I don't recall if I posted this.
cecil


Thirty Years of Fluxing Around - Cecil Touchon 1975-2005

  <>There are those things which artists often do as their ‘serious work’ and then there are all of the other things they do when they are playing and messing around in the studio or when hanging out with other artists. That range of other things tends to be fluxus-like in nature. More concept based, experimental, contemplative, humorous, and expressed in a kind of private short hand. When translated into a more public language you have work that may appear unfinished, tentative, and with a lot of open ended and very loose ends. I think of this kind of art making as more conversational than lecture-like in nature, more private, informal, ephemeral and downright immaterial. This kind of art activity is the product of a shared mercurial mind world where unfettered creativity, lucid imagination and the immediate cognition of a deeply intuitive mind are of the greatest value. I think this is why some like to relate Fluxus to Zen. I think Zen has a strong interest in this same range of mental activity in search of those moments of creative release and intuitive cognition of the spiritual world – a more fluid state that we are normally not cognizant of. Not that I can claim to know anything about Zen or for that matter Fluxus.  <>
A lot of the well known Fluxsters are well known in part because of their interest in performance, theatre and experimental music/sound.
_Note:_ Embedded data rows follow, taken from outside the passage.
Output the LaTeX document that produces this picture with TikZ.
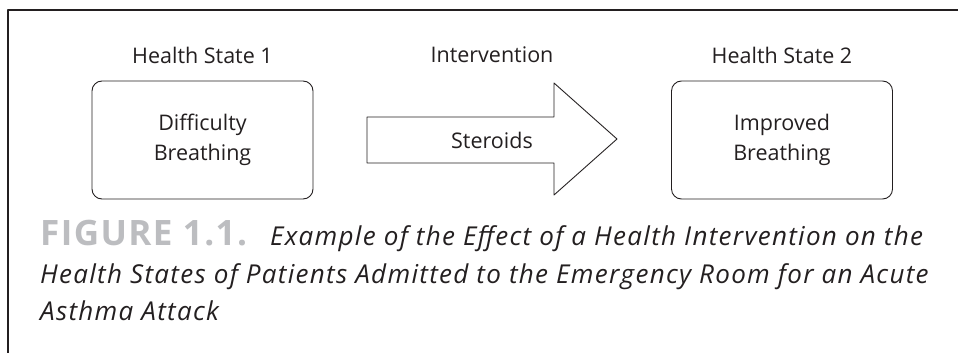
\documentclass[tikz,border=0pt]{standalone}
\usepackage{fontspec}
\setmainfont{Open Sans}
\newfontfamily\capfont[LetterSpace=5]{Open Sans}
\newfontfamily\figfont[LetterSpace=4]{Open Sans}
\usetikzlibrary{positioning}
\definecolor{ink}{RGB}{35,31,32}
\definecolor{figgray}{RGB}{188,189,192}

\begin{document}
\begin{tikzpicture}[line cap=round,line join=round,x=1pt,y=-1pt,
  state/.style={draw=ink,line width=0.9pt,rounded corners=10pt,minimum width=221pt,minimum height=118pt,align=center,text=ink,font=\fontsize{21.5}{30}\selectfont},
  heading/.style={text=ink,font=\fontsize{21.5}{25}\selectfont},
  captext/.style={anchor=base west,inner sep=0pt,text=ink,font=\capfont\fontsize{26}{30}\selectfont\itshape}]
\useasboundingbox (0,0) rectangle (958,353);
%kehys
\draw[ink,line width=1.6pt] (958,10)--(8,10)--(8,353);

%tilat
\node (s1) [state] at (202.5,140) {Difficulty\\Breathing};
\node (s2) [state] at (782,140) {Improved\\Breathing};
\node (h1) [heading] at (202.5,55) {Health State 1};
\node (h2) [heading] at (782,55) {Health State 2};

%nuoli
\draw[ink,line width=0.9pt] (367,117)--(554,117)--(554,83)--(617,139)--(554,195)--(554,163)--(367,163)--cycle;
\node (ster) [heading] at (492,140) {Steroids};
\node (hi) [heading] at (492,55) {Intervention};

%kuvateksti
\node (fig) [anchor=base west,inner sep=0pt,text=figgray,font=\figfont\fontsize{35}{38}\selectfont\bfseries] at (40,245) {FIGURE 1.1.};
\node (cap1) [captext] at (270,245) {Example of the Effect of a Health Intervention on the};
\node (cap2) [captext] at (40,283) {Health States of Patients Admitted to the Emergency Room for an Acute};
\node (cap3) [captext] at (40,320) {Asthma Attack};
\end{tikzpicture}
\end{document}
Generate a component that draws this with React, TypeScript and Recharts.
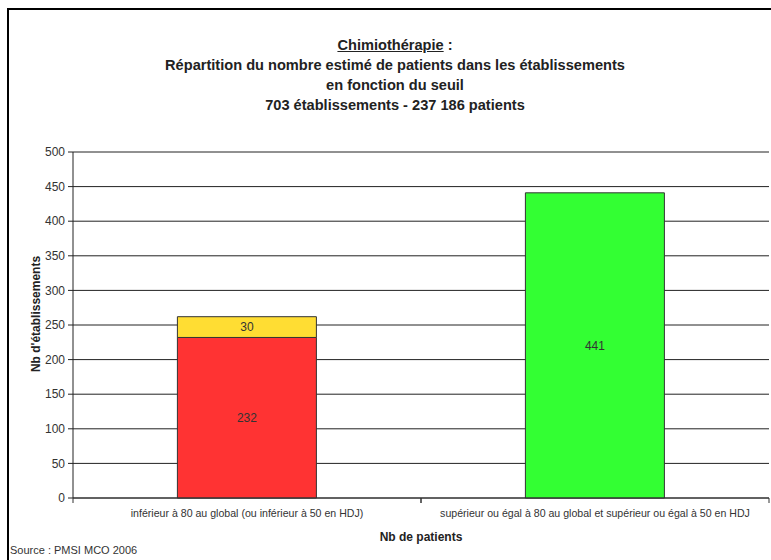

These things tend to be done live and in public via scheduled performances, festivals and the like.  <>
I am primarily a visual artist. While I have engaged in the occasional performance, they have always been in the form of a personal ritual accomplished for my own internal reasons and have required no one other than myself as their witness with the location usually being my studio or out in nature.  <>
It was never my fortune or misfortune to ever meet up with any well known Fluxus people in person. I have never been that interested. I have never been very interested in meeting anybody that didn’t find their way naturally into my life. Artists are happy to admire and interact from afar and across time and with the internet we are able to interact right in the contemporary moment with each other all over the world.  <>
So anything of mine that could be regarded as Fluxus-like over the years was developed in relative isolation until coming across the fluxlist gang on the internet around 1998-99. When I did I was amazed to find a family of people still working who shared a very strong affinity with my way of seeing the world.  <>
I spend a lot of time with Fluxus after that and was especially moved by Ken Friedman’s amazingly clear headed way of looking at things. He may or may not be altogether right in all of his ideas – I really couldn’t say - but he is definitely clear headed about them and you have to admire that. I consider him an inspiration in my work since about the year 2000.  <>
My main Fluxus-like activities since that time are in the realm of collage poetry and collage sound works. I have also been compiling early works that fit the fluxus profile that go back to as early as 1975 meaning that this year 2005 represents a thirty year mark.  <>
Aside from these things, a broader activity of mine has been working to short circuit the idea that an art movement has a beginning, middle and end usually of a very short duration and involving a very small circle of associates. With the internet and mass communication I do not believe that movements have such a cut and dry history or that they involve so few people.  <>
I notice that things, especially ideas and the influence of objects that contain ideas, live in a continuum and spread like a virus into the minds of artists all over the world and across many generations. I do not believe historians want to deal with the fact that all art movements are still being played out by whatever artists decide to embody them. This spread across barriers I think is especially notable in Fluxus history with its use of an international mail network and the continued life and influence Fluxus clearly still has on the current internet generation.  <>
Art, since it is not fashion that is here today and gone tomorrow, moves in large multi generational waves and any artist is, at any given time, a conduit for one or several artistic trends. Artists embody the ideas that are still being played out and the tug is always between fresh, new adaptation and a love of nostalgic regress. Both have their place and should be experienced as pleasantly coexisting impulses.  <>
 So, as the old Fluxus starts to dry out a bit and wrinkle, new blood should feel free to pick up anything anywhere and continue happily along. Let no one stop you, time is a sharp blade, the field always remains freshly plowed.